If somebody wants a measurement in whole inches or perhaps halves, I'll use an inch tape. If somebody wants a precise measurement in inches, I find it easier to read the tape in mm, then convert with a calculator.
Metric is superior in every measurement except temperature. Using whole numbers, one degree of Celsius is approx 4 degrees of Fahrenheit, giving F more granularity in whole numbers.
nb
Huh? A change of 1 degree F is defined to be 5/9 degree C (i.e. less than two).
Errr... you are correct. 1C ~= 1.8F. Sorry. Senior moment, but my basic premise is correct.
nb
I think smaller degrees make Fahrenheit inferior. Outdoor alcohol and mercury thermometers (both of which he invented) typically read in increments of 2F because it would be impractical to squeeze in more marks, and nobody would care about 1F anyway.
Fahrenheit started with Romer's scale, by which brine was 0 and boiling was 60. (Before decimals were common, 60 was a convenient number because it was divisible by 2, 3, 4, 5, and 6.)
Initially, Fahrenheit used Romer's 0 and his wife's oral temperature for
100. Then he started thinking about boiling.By Romer's scale, water froze at 7.5. Faharnheit multiplied by 4 to increase granularity.

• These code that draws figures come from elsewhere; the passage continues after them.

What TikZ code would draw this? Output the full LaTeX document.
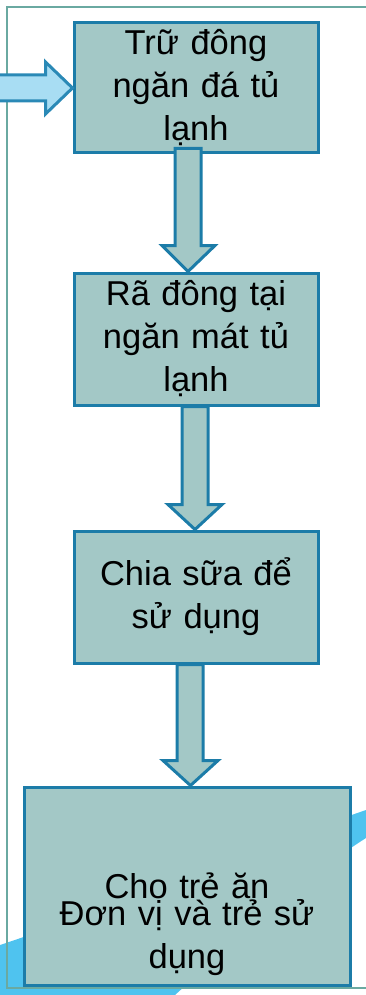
\documentclass[tikz,border=0pt]{standalone}
\usepackage{fontspec}
\setmainfont{Liberation Sans}
\usetikzlibrary{calc}

\begin{document}
\begin{tikzpicture}[x=1pt,y=-1pt]
  \definecolor{boxfill}{HTML}{A3C8C6}
  \definecolor{boxline}{HTML}{1C7CA8}
  \definecolor{frameline}{HTML}{6AA9A1}
  \definecolor{feedfill}{HTML}{A8DDF3}
  \definecolor{feedline}{HTML}{2A89B6}
  \definecolor{swoosh}{HTML}{4FC3EF}
  \tikzset{
    stepbox/.style={draw=boxline,fill=boxfill,line width=3pt,minimum width=244pt,
      inner sep=0pt,align=center,text width=236pt,font=\fontsize{34.5}{43}\selectfont},
    steptext/.style={inner sep=0pt,align=center,text width=300pt,font=\fontsize{34.5}{43}\selectfont},
    downarrow/.style={draw=boxline,fill=boxfill,line width=3pt,line join=miter},
    feedarrow/.style={draw=feedline,fill=feedfill,line width=3pt,line join=miter}
  }
  \useasboundingbox (0,0) rectangle (366,995);
  \clip (0,0) rectangle (366,995);
  \fill [swoosh] (0,945) .. controls (120,905) and (250,850) .. (366,810) -- (366,838)
    .. controls (300,880) and (230,945) .. (175,995) -- (0,995) -- cycle;
  \draw [frameline,line width=2.5pt] (7,7) rectangle (390,988);
  \node [stepbox,minimum height=130pt] (trudong) at (196,88) {Trữ đông\\ngăn đá tủ\\lạnh};
  \node [stepbox,minimum height=132pt] (radong) at (196,339) {Rã đông tại\\ngăn mát tủ\\lạnh};
  \node [stepbox,minimum height=132pt] (chiasua) at (196,597) {Chia sữa để\\sử dụng};
  \node [stepbox,minimum width=326pt,text width=316pt,minimum height=198pt] (choan) at (187,886) {Cho trẻ ăn};
  \node [steptext] (donvi) at (187,938) {Đơn vị và trẻ sử\\dụng};
  \coordinate (nguon) at (-5,88);
  \draw [feedarrow] ($(nguon)+(0,-13)$) -- ($(trudong.west)+(-27,-13)$) -- ++(0,-13) -- (trudong.west)
    -- ($(trudong.west)+(-27,26)$) -- ++(0,-13) -- ($(nguon)+(0,13)$) -- cycle;
  \draw [downarrow] ($(trudong.south)+(-21,-6)$) -- ($(radong.north)+(-21,-26)$) -- ++(-13,0)
    -- ($(radong.north)+(-8,0)$) -- ($(radong.north)+(19,-26)$) -- ++(-14,0)
    -- ($(trudong.south)+(5,-6)$) -- cycle;
  \draw [downarrow] (radong.south) ++(-14,0) -- ($(chiasua.north)+(-14,-25)$) -- ++(-14,0)
    -- ($(chiasua.north)+(-1,0)$) -- ($(chiasua.north)+(26,-25)$) -- ++(-14,0)
    -- ($(radong.south)+(12,0)$) -- cycle;
  \draw [downarrow] (chiasua.south) ++(-19,0) -- ($(chiasua.south |- choan.north)+(-19,-25)$) -- ++(-14,0)
    -- ($(chiasua.south |- choan.north)+(-5.5,0)$) -- ($(chiasua.south |- choan.north)+(22,-25)$) -- ++(-15,0)
    -- ($(chiasua.south)+(7,0)$) -- cycle;
\end{tikzpicture}
\end{document}
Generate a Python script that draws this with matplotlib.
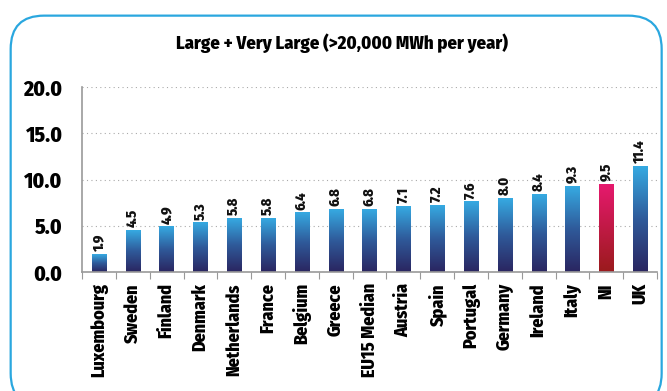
import numpy as np
import matplotlib.pyplot as plt
from matplotlib.colors import LinearSegmentedColormap
from matplotlib.patches import FancyBboxPatch

# ── Data ──────────────────────────────────────────────────────────────────────
countries = ["Luxembourg", "Sweden", "Finland", "Denmark", "Netherlands", "France",
             "Belgium", "Greece", "EU15 Median", "Austria", "Spain", "Portugal",
             "Germany", "Ireland", "Italy", "NI", "UK"]
values = [1.9, 4.5, 4.9, 5.3, 5.8, 5.8, 6.4, 6.8, 6.8, 7.1, 7.2, 7.6,
          8.0, 8.4, 9.3, 9.5, 11.4]
highlight = "NI"
yticks = [0.0, 5.0, 10.0, 15.0, 20.0]

# ── Style ─────────────────────────────────────────────────────────────────────
WEIGHT = 800
plt.rcParams["font.family"] = ["Fira Sans Condensed", "DejaVu Sans"]
plt.rcParams["font.weight"] = WEIGHT

blue_cmap = LinearSegmentedColormap.from_list("blue", ["#2a2560", "#2f5a9a", "#36aae2"])
red_cmap = LinearSegmentedColormap.from_list("red", ["#9a1a1c", "#c01a45", "#e6196e"])

fig = plt.figure(figsize=(6.67, 3.91), dpi=100)
ax = fig.add_axes([0.123, 0.304, 0.862, 0.473])

# rounded frame around the whole chart
frame = FancyBboxPatch((0.016, -0.04), 0.976, 1.0, boxstyle="round,pad=0,rounding_size=0.05",
                       transform=fig.transFigure, facecolor="none", edgecolor="#2aa7df",
                       linewidth=1.6, clip_on=False, mutation_aspect=667 / 391)
fig.patches.append(frame)

x = np.arange(len(countries))
width = 0.42
bars = ax.bar(x, values, width=width, color="none", zorder=2)

# vertical gradient fill for each bar
grad = np.linspace(0, 1, 256).reshape(-1, 1)
for name, bar in zip(countries, bars):
    cmap = red_cmap if name == highlight else blue_cmap
    x0, y0 = bar.get_x(), bar.get_y()
    h = bar.get_height()
    ax.imshow(grad, cmap=cmap, origin="lower", aspect="auto",
              extent=(x0, x0 + width, y0, y0 + h), zorder=2)

for xi, v in zip(x, values):
    ax.text(xi, v + 0.35, f"{v:.1f}", rotation=90, ha="center", va="bottom",
            fontsize=10.5, fontweight=WEIGHT, color="#111111")

ax.set_xlim(-0.5, len(countries) - 0.5)
ax.set_ylim(0, 20)
ax.set_yticks(yticks)
ax.set_yticklabels([f"{t:.1f}" for t in yticks], fontsize=15.5, fontweight=WEIGHT)
ax.yaxis.grid(True, linestyle=(0, (1, 3)), color="#aaaaaa", linewidth=0.8)
ax.set_axisbelow(True)
ax.tick_params(axis="y", length=0, pad=14)

# category labels centred, tick marks between categories
ax.set_xticks(x)
ax.set_xticklabels(countries, rotation=90, fontsize=13, fontweight=WEIGHT)
ax.tick_params(axis="x", length=0, pad=8)
ax.set_xticks(np.arange(-0.5, len(countries)), minor=True)
ax.tick_params(axis="x", which="minor", length=5, color="#999999", width=0.8)

for side in ["top", "right"]:
    ax.spines[side].set_visible(False)
for side in ["left", "bottom"]:
    ax.spines[side].set_color("#999999")
    ax.spines[side].set_linewidth(1.2)

fig.text(0.513, 0.89, "Large + Very Large (>20,000 MWh per year)", ha="center",
         va="center", fontsize=13.4, fontweight=WEIGHT)

fig.savefig("out.png", dpi=100)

Boiling was 240. Body temperature was 96. Well, he wanted 64 degrees between freezing and boiling to make it easy to manufacture thermometers, so he adjusted his degrees so 32 was freezing.
Celsius said it would be less confusing to call freezing 0 and boiling
100. Negative numbers were not a stumbling block, and you could use decimals for more precision."J Burns" wrote
In Europe, it is common to be able to set a thermostat at the .5 mark between degrees. One degree F is about the minimum anyone can feel around the comfort level (66 to 74), but pretty imperceptible outside of that.
The first time we went to Italy in cooler weather the thermostat at our villa was set to 14 degrees. We were chilly. I looked up the conversion and found out why! I quickly learned how to do the conversion that I've not needed since one class in high school. Of course, at $6.40 a gallon for heating oil, we kept the temperature lower than home anyway.